Wanted to throw my own experience in here. I don’t have as much knowledge as others when it comes to this stuff, but after I switched from a carb-based diet to a low carb/high fat/high protein diet, my triglyceries went from 111 to 37. I don’t know if such a low tri number is good, but my doc said that 150 or less is optimal.

Also, my cholesterol went from a 140 to 144, with an increase in HDL (28 to 45) and a slight increase in LDL (90 to 92).

This is directly contributed to the drastic change in my diet, as nothing else really changed.

Look, I already said I didn’t want to play the “show me the study” game. There are lots of studies, each with different results, so obviously we could just choose the ones that support our opinion.

I’ll wrap up my crazy anti-establishment ramblings with this: none of these studies differentiate the quality of fats (i.e. conventionally raised meat vs. pasture-based meats), nor do they consider such obvious factors such as sugar and processed grains.

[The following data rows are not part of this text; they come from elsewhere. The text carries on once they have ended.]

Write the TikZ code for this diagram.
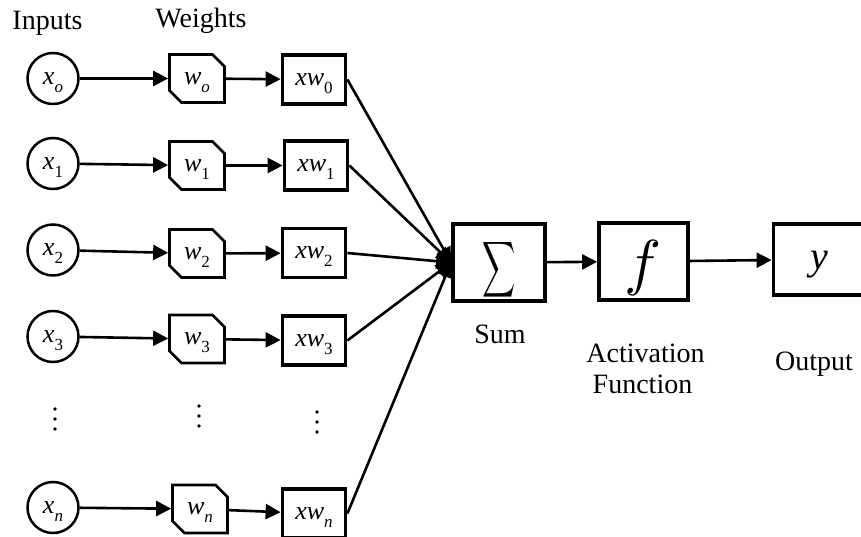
\documentclass[tikz,border=0pt]{standalone}
\usepackage{fontspec}
\setmainfont{Liberation Serif}
\usetikzlibrary{arrows.meta,shapes.geometric,shapes.misc}
\newcommand{\mlet}[2]{\textit{#1}\raisebox{-0.3em}{\fontsize{17}{17}\selectfont #2}}
\tikzset{
  inp/.style={circle, draw, line width=2.5pt, minimum size=51pt, inner sep=0pt,
              text depth=0pt, font=\fontsize{26}{28}\selectfont},
  wbox/.style={chamfered rectangle, chamfered rectangle corners={north east,south west},
               chamfered rectangle xsep=6pt, chamfered rectangle ysep=6pt,
               draw, line width=2.7pt, minimum width=55pt, minimum height=48pt, inner sep=0pt,
               text depth=0pt, font=\fontsize{26}{28}\selectfont},
  xwbox/.style={rectangle, draw, line width=3.8pt, minimum width=63pt, minimum height=49pt,
               inner sep=0pt, text depth=0pt, font=\fontsize{26}{28}\selectfont},
  bigbox/.style={rectangle, draw, line width=3.8pt, inner sep=0pt},
  lbl/.style={font=\fontsize{28}{30}\selectfont, anchor=base, inner sep=0pt},
  conn/.style={line width=2.6pt, -{Triangle[length=15pt,width=15pt]}},
  dotmark/.style={circle, fill, inner sep=0pt, minimum size=3.6pt}
}
\begin{document}
\begin{tikzpicture}[x=1pt,y=-1pt]
\useasboundingbox (0,0) rectangle (861,537);
\clip (0,0) rectangle (861,537);

% labels
\node[lbl] (linputs) at (47.5,30) {Inputs};
\node[lbl] (lweights) at (201,28) {Weights};
\node[lbl] (lsum) at (500,343) {Sum};
\node[lbl] (lact) at (645.5,362) {Activation};
\node[lbl] (lfun) at (642.5,393) {Function};
\node[lbl] (lout) at (814,370) {Output};

% inputs
\node[inp] (x0) at (53,78.5) {\mlet{x}{\textit{o}}};
\node[inp] (x1) at (53,163.5) {\mlet{x}{1}};
\node[inp] (x2) at (53,250) {\mlet{x}{2}};
\node[inp] (x3) at (53,336.5) {\mlet{x}{3}};
\node[inp] (xn) at (53,507.5) {\mlet{x}{\textit{n}}};

% weights
\node[wbox] (w0) at (197,78.5) {\mlet{w}{\textit{o}}};
\node[wbox] (w1) at (197,165.5) {\mlet{w}{1}};
\node[wbox] (w2) at (197,253.5) {\mlet{w}{2}};
\node[wbox] (w3) at (197,339) {\mlet{w}{3}};
\node[wbox] (wn) at (200,509) {\mlet{w}{\textit{n}}};

% products
\node[xwbox] (p0) at (314,79.5) {\mlet{xw}{0}};
\node[xwbox] (p1) at (316,165.5) {\mlet{xw}{1}};
\node[xwbox] (p2) at (314,253) {\mlet{xw}{2}};
\node[xwbox] (p3) at (314,340.5) {\mlet{xw}{3}};
\node[xwbox] (pn) at (314,513.5) {\mlet{xw}{\textit{n}}};

% sum, activation, output
\node[bigbox, minimum width=92pt, minimum height=77pt, text height=0pt, text depth=0pt] (sum) at (499,262.5)
  {\raisebox{-17pt}[0pt][0pt]{\scalebox{2.3}[3.9]{$\displaystyle\sum$}}};
\node[bigbox, minimum width=89pt, minimum height=77pt, text height=0pt, text depth=0pt] (act) at (643.5,261.5)
  {\raisebox{-22pt}[0pt][0pt]{\scalebox{6.2}{$f$}}};
\node[bigbox, minimum width=92pt, minimum height=71pt, text height=0pt, text depth=0pt] (out) at (819.5,259.5)
  {\raisebox{-10pt}[0pt][0pt]{\fontsize{40}{42}\selectfont\textit{y}}};

% dots
\foreach \px/\py [count=\i] in {55/409, 199/406, 317/412}{
  \node[dotmark] (da\i) at (\px,\py) {};
  \node[dotmark] (db\i) at (\px,\py+10) {};
  \node[dotmark] (dc\i) at (\px,\py+20) {};
}

% connectors
\foreach \r in {0,1,2,3,n}{
  \draw[conn] (x\r) -- (w\r);
  \draw[conn] (w\r) -- (p\r);
  \draw[conn] (p\r.east) -- (sum.west);
}
\draw[conn] (sum) -- (act);
\draw[conn] (act) -- (out);
\end{tikzpicture}
\end{document}
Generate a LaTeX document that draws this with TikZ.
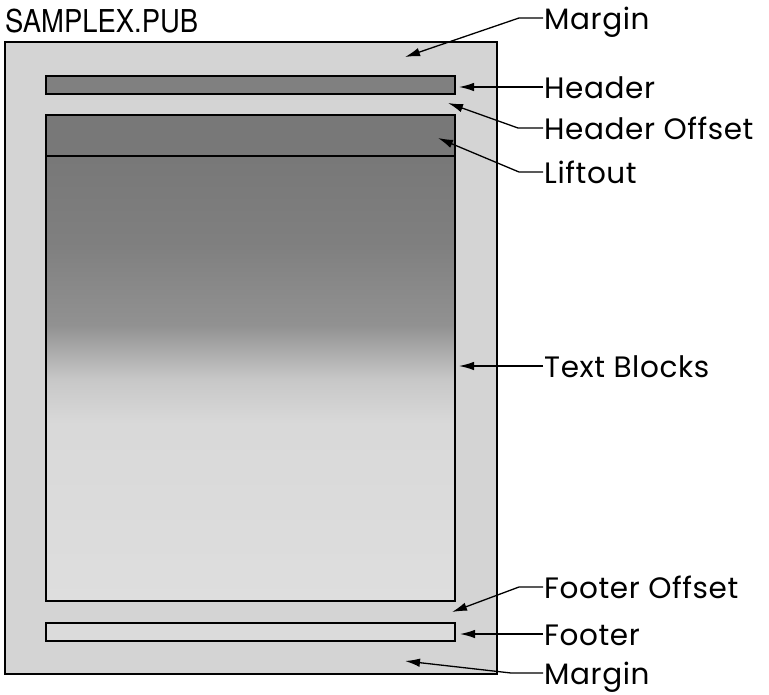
\documentclass[tikz,border=0pt]{standalone}
\usepackage{fontspec}
\setmainfont[LetterSpace=2]{Poppins}
\newfontfamily\titlefont[FakeStretch=0.87]{TeX Gyre Heros}
\usetikzlibrary{arrows.meta,calc}
\definecolor{pagegray}{gray}{0.83}
\definecolor{hdrgray}{gray}{0.50}
\definecolor{liftgray}{gray}{0.47}
\definecolor{tbA}{gray}{0.47}
\definecolor{tbB}{gray}{0.50}
\definecolor{tbC}{gray}{0.57}
\definecolor{tbD}{gray}{0.78}
\definecolor{tbE}{gray}{0.85}
\definecolor{tbF}{gray}{0.87}
\definecolor{ftrgray}{gray}{0.86}
\pgfdeclareverticalshading{tbshade}{100bp}{color(0bp)=(tbF); color(25bp)=(tbF); color(45bp)=(tbE); color(50bp)=(tbD); color(56bp)=(tbC); color(65bp)=(tbB); color(75bp)=(tbA); color(100bp)=(tbA)}
\begin{document}
\begin{tikzpicture}[x=1pt,y=-1pt,
  box/.style={draw=black,line width=1.8pt,anchor=north west,inner sep=0pt,outer sep=0pt},
  lbl/.style={anchor=west,inner xsep=1pt,inner ysep=0pt,text height=22pt,text depth=0pt,
              font=\fontsize{29.5}{30}\selectfont},
  arr/.style={line width=1.3pt,-{Latex[length=15pt,width=8.5pt]}}]
\useasboundingbox (0,0) rectangle (769,694);
% title
\node[anchor=base west,inner sep=0pt,font=\titlefont\fontsize{31.5}{30}\selectfont] (title) at (5,32) {SAMPLEX.PUB};
% page and blocks
\node[box,fill=pagegray,minimum width=492pt,minimum height=632pt] (page) at (5,42) {};
\node[box,fill=hdrgray,minimum width=409pt,minimum height=18pt] (header) at (46,76) {};
\node[box,shading=tbshade,minimum width=409pt,minimum height=445pt] (text) at (46,156) {};
\node[box,fill=liftgray,minimum width=409pt,minimum height=41pt] (liftout) at (46,115) {};
\node[box,fill=ftrgray,minimum width=409pt,minimum height=18pt] (footer) at (46,623) {};
% arrow targets
\coordinate (tMarginTop) at (405,57);
\coordinate (tHeader) at (459,87);
\coordinate (tHeaderOff) at (448,103);
\coordinate (tLiftout) at (438,138);
\coordinate (tText) at (459,366);
\coordinate (tFooterOff) at (452,612);
\coordinate (tFooter) at (460,634);
\coordinate (tMarginBot) at (405,661);
% labels
\node[lbl] (lMarginTop) at (543,18) {Margin};
\node[lbl] (lHeader) at (543,87) {Header};
\node[lbl] (lHeaderOff) at (543,128) {Header Offset};
\node[lbl] (lLiftout) at (543,172) {Liftout};
\node[lbl] (lText) at (543,366) {Text Blocks};
\node[lbl] (lFooterOff) at (543,587) {Footer Offset};
\node[lbl] (lFooter) at (543,634) {Footer};
\node[lbl] (lMarginBot) at (543,673) {Margin};
% connectors
\draw[arr] (lMarginTop.west) -- ++(-24,0) -- (tMarginTop);
\draw[arr] (lHeader.west) -- (tHeader);
\draw[arr] (lHeaderOff.west) -- ++(-25,0) -- (tHeaderOff);
\draw[arr] (lLiftout.west) -- ++(-24,0) -- (tLiftout);
\draw[arr] (lText.west) -- (tText);
\draw[arr] (lFooterOff.west) -- ++(-24,0) -- (tFooterOff);
\draw[arr] (lFooter.west) -- (tFooter);
\draw[arr] (lMarginBot.west) -- ++(-32,0) -- (tMarginBot);
\end{tikzpicture}
\end{document}
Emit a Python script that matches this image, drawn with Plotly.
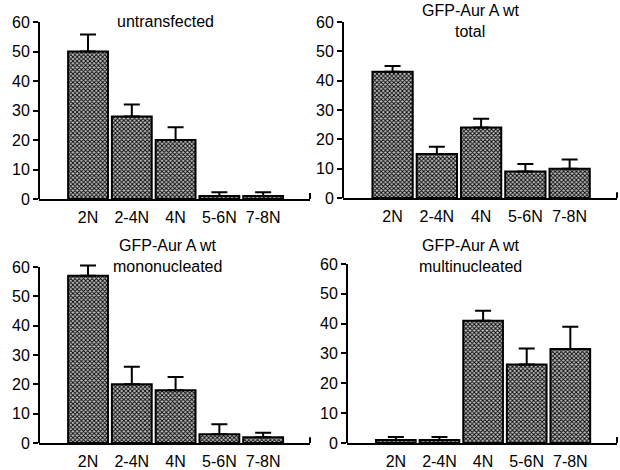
import plotly.graph_objects as go

categories = ["2N", "2-4N", "4N", "5-6N", "7-8N"]

untransfected = [50, 28, 20, 1, 1]
untransfected_err = [5.8, 4, 4.3, 1.3, 1.3]

total = [43, 15, 24, 9, 10]
total_err = [2, 2.5, 3, 2.6, 3.1]

mononucleated = [57, 20, 18, 3, 2]
mononucleated_err = [3.5, 6, 4.5, 3.4, 1.5]

multinucleated = [1, 1, 41, 26.3, 31.5]
multinucleated_err = [1, 1, 3.3, 5.4, 7.5]

y_ticks = [0, 10, 20, 30, 40, 50, 60]

W, H = 620, 470
YMAX = 64

panels = [
    (untransfected, untransfected_err, (39, 310), (22, 199), ["untransfected"], [22], [165]),
    (total, total_err, (343, 617), (22, 198), ["GFP-Aur A wt", "total"], [10, 32], [470, 470]),
    (mononucleated, mononucleated_err, (39, 310), (267, 443), ["GFP-Aur A wt", "mononucleated"], [245, 266], [167, 167]),
    (multinucleated, multinucleated_err, (347, 617), (264, 443), ["GFP-Aur A wt", "multinucleated"], [245, 266], [470, 470]),
]

fig = go.Figure()
annotations = []
shapes = []
font = dict(family="Liberation Sans, Arial, sans-serif", size=16, color="black")

for i, (vals, errs, (x0, x1), (ytop, ybot), titles, tys, txs) in enumerate(panels):
    n = "" if i == 0 else str(i + 1)
    px_per_unit = (ybot - ytop) / 60.0
    ytop_ext = ybot - YMAX * px_per_unit
    fig.add_trace(go.Bar(
        x=list(range(len(categories))), y=vals,
        xaxis="x" + n, yaxis="y" + n,
        width=0.91,
        marker=dict(
            color="#888888",
            line=dict(color="black", width=2),
            pattern=dict(shape="x", fgcolor="black", bgcolor="#c0c0c0", size=3, solidity=0.5),
        ),
        error_y=dict(type="data", array=errs, arrayminus=[0] * len(errs),
                     symmetric=False, color="black", thickness=2, width=8),
        showlegend=False,
        hoverinfo="skip",
    ))
    fig.layout["xaxis" + n] = dict(
        domain=[x0 / W, x1 / W], anchor="y" + n,
        range=[-1.12, 5.07], automargin=False,
        tickmode="array", tickvals=list(range(len(categories))), ticktext=categories,
        ticks="outside", ticklen=3, tickcolor="rgba(0,0,0,0)",
        showline=True, linecolor="black", linewidth=2,
        showgrid=False, zeroline=False, tickfont=font, fixedrange=True,
    )
    fig.layout["yaxis" + n] = dict(
        domain=[1 - ybot / H, 1 - ytop_ext / H], anchor="x" + n,
        range=[0, YMAX], automargin=False, tickmode="array", tickvals=y_ticks,
        ticks="outside", ticklen=5, tickwidth=2, tickcolor="black",
        showline=False,
        showgrid=False, zeroline=False, tickfont=font, fixedrange=True,
    )
    shapes.append(dict(type="line", xref="x" + n + " domain", yref="y" + n,
                       x0=0, x1=0, y0=0, y1=60, line=dict(color="black", width=2)))
    shapes.append(dict(type="line", xref="x" + n + " domain", yref="y" + n,
                       x0=1, x1=1, y0=0, y1=2, line=dict(color="black", width=2)))
    for t, ty, tx in zip(titles, tys, txs):
        annotations.append(dict(text=t, x=tx / W, y=1 - ty / H, xref="paper", yref="paper",
                                showarrow=False, font=font, xanchor="center", yanchor="middle"))

fig.update_layout(
    template="none",
    width=W, height=H,
    margin=dict(l=0, r=0, t=0, b=0),
    paper_bgcolor="white", plot_bgcolor="white",
    annotations=annotations, shapes=shapes,
    bargap=0.09,
    hovermode=False,
)

fig.write_html("out.html", config={"displayModeBar": False},
               post_script="document.body.style.margin='0';")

My recommendation is simple. Eat whole, unprocessed foods (and remember, there is no such thing as an unprocessed grain) from natural sources (not factory farms). Basically, meats, fish, eggs, dairy (preferably unpasteurized), nuts, vegetables, fruits.

And I’m still waiting for an explanation of the Masai herdsman. If every 1% increase in saturated fat increases CHD risk by 2%, then why are they getting heart disease only AFTER they adopt a lower fat Western diet?

I sure as hell hope no one forgot the only way to synthesize testosterone is with cholesterol.

Thus saturated fat is necessary. If everyone followed the adage “too much or too little of anything is bad”, then we’d be okay.

All I know is the human race was eating dead animals and all that saturated fat for millennia and until the dawn of processed foods did not have near the trouble with things like heart disease and diabetes that we do now. Study some people that haven’t already spent half their life eating shit and sitting on their ass and get back to me. Ooops, can’t do that because just about everybody survives on shit nowadays.

[quote]Tiribulus wrote:
All I know is the human race was eating dead animals and all that saturated fat for millennia and until the dawn of processed foods did not have near the trouble with things like heart disease and diabetes that we do now. Study some people that haven’t already spent half their life eating shit and sitting on their ass and get back to me. Ooops, can’t do that because just about everybody survives on shit nowadays.[/quote]

i usually give that argument as well. the only downside, is well humans in the past didn’t live as long as they do today so they didn’t really have a chance to develop such problems as listed above, let alone have their arteries checked.

that being said, from a natural standpoint, we were designed to eat such food, we were not designed to eat margarine and oreos.

Exactly, something had to be blamed for all the heart attacks in this country…they targeted saturated fat for some reason, word spread like wildfire and a witch hunt was born. Dont eat butter or red meet b/c itll clog your arteries! But nobody says a word about all the isles of complete garbage in the supermarket, its all good since its reduced fat! or better yet, fat free!

[quote]Fulmen wrote:
I sure as hell hope no one forgot the only way to synthesize testosterone is with cholesterol.

Thus saturated fat is necessary. If everyone followed the adage “too much or too little of anything is bad”, then we’d be okay.[/quote]

I think this is the answer to the original question that I posted. As a woman though, how does important is saturated fat? I would imagine less saturated fat would be needed in the diet of a woman as compared to a man’s diet. Does anyone have an opinion on this idea?
Just for the record I completely agree that trans fats are garbage and to be avoided. I have actually been avoiding them (as well as many other additives) for about ten years. My mother thought some of my non-mainstream beliefs were a bit cookey at the time but now that word gets out and the media uses it to make money it suddenly seems believable. Ahh the all mighty media. Don’t get me started on the whole grain thing too. Hey aren’t Sugar Corn Pops cereal made with whole grain? Must be healthy.